Pasadena police say they arrested a 26-year-old man on suspicion of grand theft yesterday. They think he's responsible for stealing 18 Pasadena Weekly news boxes over the past few months. The boxes, which are bolted to the ground, may have been stolen for their metal, cops say. MORE: In other thievery news, Las Vegas CityLife reports that a bill is being considered in Nevada that would make taking more than 10 copies of a free newspaper a misdemeanor.
The Portland, Ore., alt-weekly was the latest to announce company-wide salary reductions yesterday. Effective March 16, staff pay will be reduced by 8 percent, while owners Mark Zusman and Richard Meeker will reduce their own pay by 25 percent. The move was made to keep the paper profitable for the balance of 2009. At the same meeting, Meeker, who is WW's publisher, announced that this week's paper was the largest since November and that ad sales for the spring appear ahead of budget.

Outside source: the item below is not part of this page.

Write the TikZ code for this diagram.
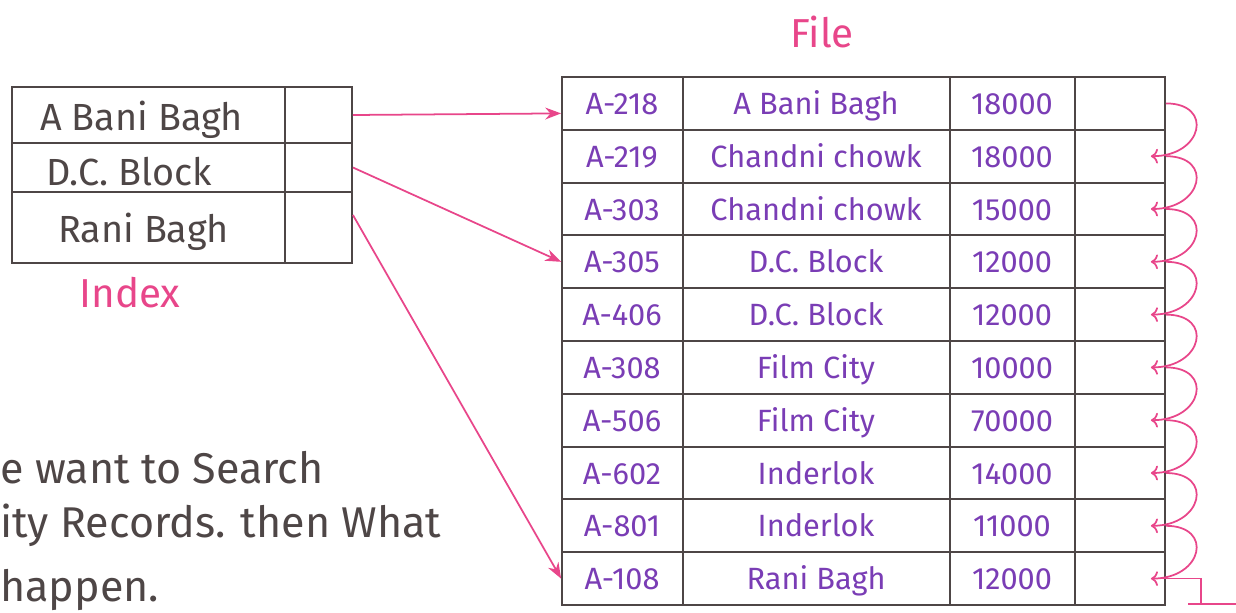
\documentclass[tikz,border=0pt]{standalone}
\usepackage{fontspec}
\setmainfont{Fira Sans}
\usepackage{xcolor}
\usepackage{tikz}
\usetikzlibrary{arrows.meta, positioning}

\definecolor{inkgrey}{HTML}{4E4646}
\definecolor{inkpurple}{HTML}{7A3DB5}
\definecolor{inkpink}{HTML}{E8468A}

\begin{document}
\begin{tikzpicture}[x=0.02cm, y=-0.02cm,
    cellbox/.style={draw=inkgrey, line width=1.1pt, inner sep=0pt},
    indextext/.style={text=inkgrey, font=\fontsize{21.5}{24}\selectfont, anchor=west},
    filetext/.style={text=inkpurple, font=\fontsize{17.5}{20}\selectfont, text height=11pt, text depth=0pt},
    labeltext/.style={text=inkpink, font=\fontsize{23}{26}\selectfont},
    notetext/.style={text=inkgrey, font=\fontsize{24.5}{30}\selectfont, anchor=west, inner sep=0pt},
    pointer/.style={draw=inkpink, line width=1pt, -{Stealth[length=9pt]}},
    chain/.style={draw=inkpink, line width=1pt, -{To[length=4pt]}}]
            \useasboundingbox (0,0) rectangle (1236,612);
            % Define nodes for the index
            \node[cellbox, minimum width=6.8cm, minimum height=1.12cm] (ix-1) at (182, 115) {};
            \node[cellbox, minimum width=6.8cm, minimum height=0.98cm] (ix-2) at (182, 167.5) {};
            \node[cellbox, minimum width=6.8cm, minimum height=1.42cm] (ix-3) at (182, 227.5) {};
            \draw[inkgrey, line width=1.1pt] (285, 87) -- (285, 263);
            \node[indextext] (key-1) at (34, 120) {A Bani Bagh};
            \node[indextext] (key-2) at (40, 172) {D.C. Block};
            \node[indextext] (key-3) at (52, 232) {Rani Bagh};
            \node[labeltext] (index-label) at (130, 293) {Index};
            % Define nodes for the file records
            \foreach \i/\id/\place/\amt in {1/A-218/A Bani Bagh/18000, 2/A-219/Chandni chowk/18000,
                3/A-303/Chandni chowk/15000, 4/A-305/D.C. Block/12000, 5/A-406/D.C. Block/12000,
                6/A-308/Film City/10000, 7/A-506/Film City/70000, 8/A-602/Inderlok/14000,
                9/A-801/Inderlok/11000, 10/A-108/Rani Bagh/12000} {
                \node[cellbox, minimum width=12.06cm, minimum height=1.056cm] (row-\i) at (863.5, {50.6+52.8*\i}) {};
                \node[filetext] (id-\i) at (622, {52+52.8*\i}) {\id};
                \node[filetext] (place-\i) at (816, {52+52.8*\i}) {\place};
                \node[filetext] (amt-\i) at (1012, {52+52.8*\i}) {\amt};
            }
            \draw[inkgrey, line width=1.1pt] (683, 77) -- (683, 605);
            \draw[inkgrey, line width=1.1pt] (950, 77) -- (950, 605);
            \draw[inkgrey, line width=1.1pt] (1075, 77) -- (1075, 605);
            \node[labeltext] (file-label) at (822, 32) {File};
            % Index pointers into the file
            \draw[pointer] (ix-1.east) -- ([yshift=-0.2cm]row-1.west);
            \draw[pointer] (ix-2.east) -- (row-4.west);
            \draw[pointer] ([yshift=0.25cm]ix-3.east) -- (row-10.west);
            % Chain from record to record
            \foreach \i [count=\n from 2] in {1,...,9} {
                \draw[chain] (row-\i.east) .. controls +(48,0) and +(52,0) .. ([xshift=-0.3cm]row-\n.east);
            }
            \coordinate (nil) at (1201, 604);
            \draw[inkpink, line width=1pt] ([xshift=-0.3cm]row-10.east) -| (nil);
            \draw[inkpink, line width=1pt] ([xshift=-0.26cm]nil) -- ([xshift=0.7cm]nil);
            % Question text
            \node[notetext] (note-1) at (0, 468) {e want to Search};
            \node[notetext] (note-2) at (0, 525) {ity Records. then What};
            \node[notetext] (note-3) at (0, 590) {happen.};
        \end{tikzpicture}
\end{document}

The budget President Obama just signed includes $1 million for the Office of Government Information Services (OGIS), which will mediate disputes over FOIA requests and act as a government-wide ombudsman for FOIA issues. The budget also houses OGIS in the National Archives, not the Department of Justice, where the Bush administration had attempted to place it. "OGIS should help end stalemates and lengthy delays when faced with controversies over disclosure decisions," Rick Blum, coordinator of the Sunshine in Government Initiative, tells Broadcasting & Cable. "This investment will help agencies strengthen their responses to FOIA requests."
The alt-weekly recently published on its blog a state database containing the names and addresses of Arkansans who hold permits to carry concealed handguns, but after an uproar from gun lobby and death threats made against Times editor Max Brantley and his family, the paper took the database down. Not long after, the state House of Representatives introduced and passed by a 98-1 vote a bill that would prohibit revealing "the identities or other information concerning concealed handgun licensees." Sponsors of the bill argued that doing so put handgun owners at risk.
As part of a larger redesign, the paper has decided to pull listings from the printed page entirely. "We simply don't have the resources -- in people-power or page count -- to continue" printing listings, editor Stephen George writes. He notes that Louisville's Gannett papers have replaced much of their cultural reporting and criticism with listings. "We've realized that instead of trying to compete, we should fill the gaps," he writes. "Our real value to you, we believe, is our judgment and expertise on matters of arts and culture." To that end, LEO is launching a blog that will hip readers to cultural events the paper finds worthwhile.
Atalaya Capital Management said in court this morning that if it assumed control of the six-paper chain, it would continue to operate the newspapers "as a going concern" and put more money into the company rather than sell it off, Wayne Garcia reports. Atalaya, CL's biggest creditor, is seeking to wrest ownership of the company from CEO Ben Eason because it has "lost confidence" in his management. MORE: Later in the day's hearing, an expert on valuation testified that CL's value as a company had dropped more than $7 million in the three months after it declared bankruptcy. CL will make its case in court on Thursday.
There's "a bona fide resurgence of interest in the Vietnam-era radical press," David Downs writes in CJR, noting the Village Voice's scanning of its archives and a new book on "the graphic design of radical press." Underground press vets Abe Peck and Todd Gitlin tell Downs how the forebears to today's alt-weeklies came and, in many cases, quickly went. "For all their flaws, they captured the period," Peck says. "They were innovative in terms of their display and in terms of the prose that wasn't jibberish. Some of it was very smart. Some of it was very weird." MORE: For about a year, Voice editors have been working their way through old issues of the paper, posting excerpts on a daily basis. They're now up to Sept. 1962.
Google will begin showing ads today to web users based on their previous online activities -- a practice known as behavioral targeting, the New York Times reports. Google will also give users the ability to see and edit the information that it has compiled about their interests. Like some of its rivals, Google also offering an option to opt out from what it calls "interest-based advertising."